### DIRECTIONS FOR THIS TASK
Transcribe the full listing exactly, and drop every picture.

### DATASET EXCERPT

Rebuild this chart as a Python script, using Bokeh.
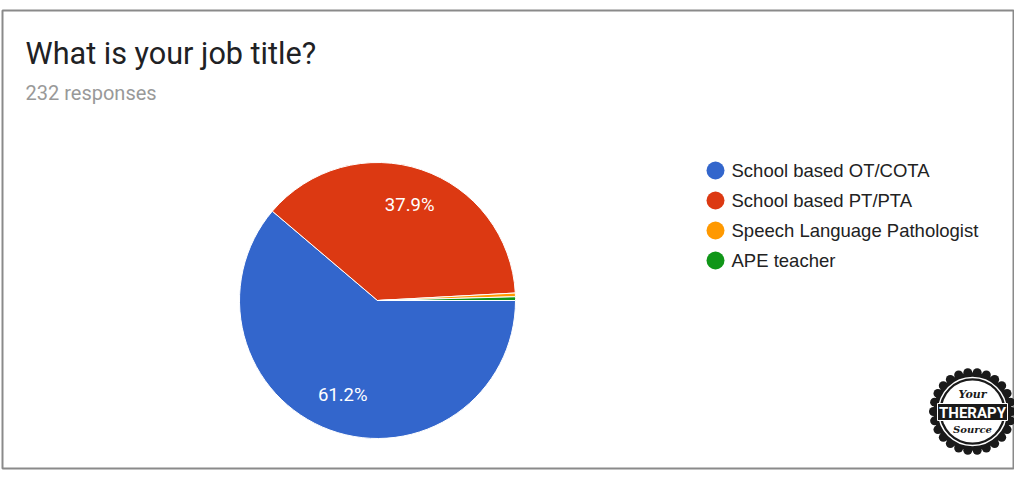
import numpy as np
from bokeh.plotting import figure
from bokeh.models import Range1d
from bokeh.core.properties import value
from bokeh.embed import file_html
from bokeh.resources import INLINE

title = "What is your job title?"
subtitle = "232 responses"
categories = ["School based OT/COTA", "School based PT/PTA",
              "Speech Language Pathologist", "APE teacher"]
counts = [142, 88, 1, 1]
colors = ["#3366cc", "#dc3912", "#ff9900", "#109618"]

W, H = 1014, 483
p = figure(width=W, height=H, output_backend="svg", toolbar_location=None,
           x_range=Range1d(0, W), y_range=Range1d(0, H), min_border=0)
p.axis.visible = False
p.grid.visible = False
p.outline_line_color = None
p.background_fill_color = "white"
p.border_fill_color = "white"

def Y(py):
    return H - py

# frame
p.quad(left=[2], right=[1013], top=[Y(10)], bottom=[Y(468)],
       fill_color=None, line_color="#8a8a8a", line_width=2)

p.text(x=[25], y=[Y(53)], text=[title], text_font=value("Roboto"),
       text_font_size="30.6px", text_color="#202124", text_baseline="alphabetic")
p.text(x=[25], y=[Y(92)], text=[subtitle], text_font=value("Roboto"),
       text_font_size="20px", text_color="#999999", text_baseline="alphabetic")

# pie
cx, cy, R = 377, Y(300), 138
vals = np.array(counts, dtype=float)
frac = vals / vals.sum()
cum = np.concatenate([[0], np.cumsum(frac)])
starts = -cum[:-1] * 2 * np.pi
ends = -cum[1:] * 2 * np.pi
p.wedge(x=cx, y=cy, radius=R, start_angle=list(starts), end_angle=list(ends),
        direction="clock", fill_color=colors, line_color="white", line_width=1)

mids = (starts + ends) / 2
lab_r = 0.73 * R
for i in range(2):
    p.text(x=[cx + lab_r * np.cos(mids[i])], y=[cy + lab_r * np.sin(mids[i])],
           text=[f"{frac[i]*100:.1f}%"], text_font=value("Roboto"),
           text_font_size="18.5px", text_color="white",
           text_align="center", text_baseline="middle")

# legend
leg_y = [Y(170 + 30 * i) for i in range(len(categories))]
p.scatter(x=[715] * len(categories), y=leg_y, size=18, marker="circle",
          fill_color=colors, line_color=None)
p.text(x=[731] * len(categories), y=leg_y, text=categories,
       text_font=value("Liberation Sans"), text_font_size="18.5px",
       text_color="#222222", text_baseline="middle")

# badge logo
bx, by = 972, Y(411)
ang = np.linspace(0, 2 * np.pi, 26, endpoint=False)
p.scatter(x=list(bx + 39 * np.cos(ang)), y=list(by + 39 * np.sin(ang)),
          size=9, marker="circle", fill_color="#1a1a1a", line_color=None)
p.circle(x=[bx], y=[by], radius=39, fill_color="#1a1a1a", line_color=None)
p.circle(x=[bx], y=[by], radius=34, fill_color=None, line_color="white", line_width=1.5)
p.circle(x=[bx], y=[by], radius=31, fill_color="white", line_color=None)
p.quad(left=[bx - 35], right=[bx + 35], top=[Y(403)], bottom=[Y(420)],
       fill_color="#1a1a1a", line_color="white", line_width=1)
p.text(x=[bx], y=[Y(412)], text=["THERAPY"], text_font=value("Roboto"),
       text_font_style="bold", text_font_size="15px", text_color="white",
       text_align="center", text_baseline="middle")
p.text(x=[bx], y=[Y(394)], text=["Your"], text_font=value("DejaVu Serif"),
       text_font_style="bold italic", text_font_size="11px", text_color="#1a1a1a",
       text_align="center", text_baseline="middle")
p.text(x=[bx], y=[Y(429)], text=["Source"], text_font=value("DejaVu Serif"),
       text_font_style="bold italic", text_font_size="10px", text_color="#1a1a1a",
       text_align="center", text_baseline="middle")

open("out.html", "w").write(file_html(p, INLINE))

### FULL OUTPUT
Rebuild this chart as a Python script, using Bokeh.
import numpy as np
from bokeh.plotting import figure
from bokeh.models import Range1d
from bokeh.core.properties import value
from bokeh.embed import file_html
from bokeh.resources import INLINE

title = "What is your job title?"
subtitle = "232 responses"
categories = ["School based OT/COTA", "School based PT/PTA",
              "Speech Language Pathologist", "APE teacher"]
counts = [142, 88, 1, 1]
colors = ["#3366cc", "#dc3912", "#ff9900", "#109618"]

W, H = 1014, 483
p = figure(width=W, height=H, output_backend="svg", toolbar_location=None,
           x_range=Range1d(0, W), y_range=Range1d(0, H), min_border=0)
p.axis.visible = False
p.grid.visible = False
p.outline_line_color = None
p.background_fill_color = "white"
p.border_fill_color = "white"

def Y(py):
    return H - py

# frame
p.quad(left=[2], right=[1013], top=[Y(10)], bottom=[Y(468)],
       fill_color=None, line_color="#8a8a8a", line_width=2)

p.text(x=[25], y=[Y(53)], text=[title], text_font=value("Roboto"),
       text_font_size="30.6px", text_color="#202124", text_baseline="alphabetic")
p.text(x=[25], y=[Y(92)], text=[subtitle], text_font=value("Roboto"),
       text_font_size="20px", text_color="#999999", text_baseline="alphabetic")

# pie
cx, cy, R = 377, Y(300), 138
vals = np.array(counts, dtype=float)
frac = vals / vals.sum()
cum = np.concatenate([[0], np.cumsum(frac)])
starts = -cum[:-1] * 2 * np.pi
ends = -cum[1:] * 2 * np.pi
p.wedge(x=cx, y=cy, radius=R, start_angle=list(starts), end_angle=list(ends),
        direction="clock", fill_color=colors, line_color="white", line_width=1)

mids = (starts + ends) / 2
lab_r = 0.73 * R
for i in range(2):
    p.text(x=[cx + lab_r * np.cos(mids[i])], y=[cy + lab_r * np.sin(mids[i])],
           text=[f"{frac[i]*100:.1f}%"], text_font=value("Roboto"),
           text_font_size="18.5px", text_color="white",
           text_align="center", text_baseline="middle")

# legend
leg_y = [Y(170 + 30 * i) for i in range(len(categories))]
p.scatter(x=[715] * len(categories), y=leg_y, size=18, marker="circle",
          fill_color=colors, line_color=None)
p.text(x=[731] * len(categories), y=leg_y, text=categories,
       text_font=value("Liberation Sans"), text_font_size="18.5px",
       text_color="#222222", text_baseline="middle")

# badge logo
bx, by = 972, Y(411)
ang = np.linspace(0, 2 * np.pi, 26, endpoint=False)
p.scatter(x=list(bx + 39 * np.cos(ang)), y=list(by + 39 * np.sin(ang)),
          size=9, marker="circle", fill_color="#1a1a1a", line_color=None)
p.circle(x=[bx], y=[by], radius=39, fill_color="#1a1a1a", line_color=None)
p.circle(x=[bx], y=[by], radius=34, fill_color=None, line_color="white", line_width=1.5)
p.circle(x=[bx], y=[by], radius=31, fill_color="white", line_color=None)
p.quad(left=[bx - 35], right=[bx + 35], top=[Y(403)], bottom=[Y(420)],
       fill_color="#1a1a1a", line_color="white", line_width=1)
p.text(x=[bx], y=[Y(412)], text=["THERAPY"], text_font=value("Roboto"),
       text_font_style="bold", text_font_size="15px", text_color="white",
       text_align="center", text_baseline="middle")
p.text(x=[bx], y=[Y(394)], text=["Your"], text_font=value("DejaVu Serif"),
       text_font_style="bold italic", text_font_size="11px", text_color="#1a1a1a",
       text_align="center", text_baseline="middle")
p.text(x=[bx], y=[Y(429)], text=["Source"], text_font=value("DejaVu Serif"),
       text_font_style="bold italic", text_font_size="10px", text_color="#1a1a1a",
       text_align="center", text_baseline="middle")

open("out.html", "w").write(file_html(p, INLINE))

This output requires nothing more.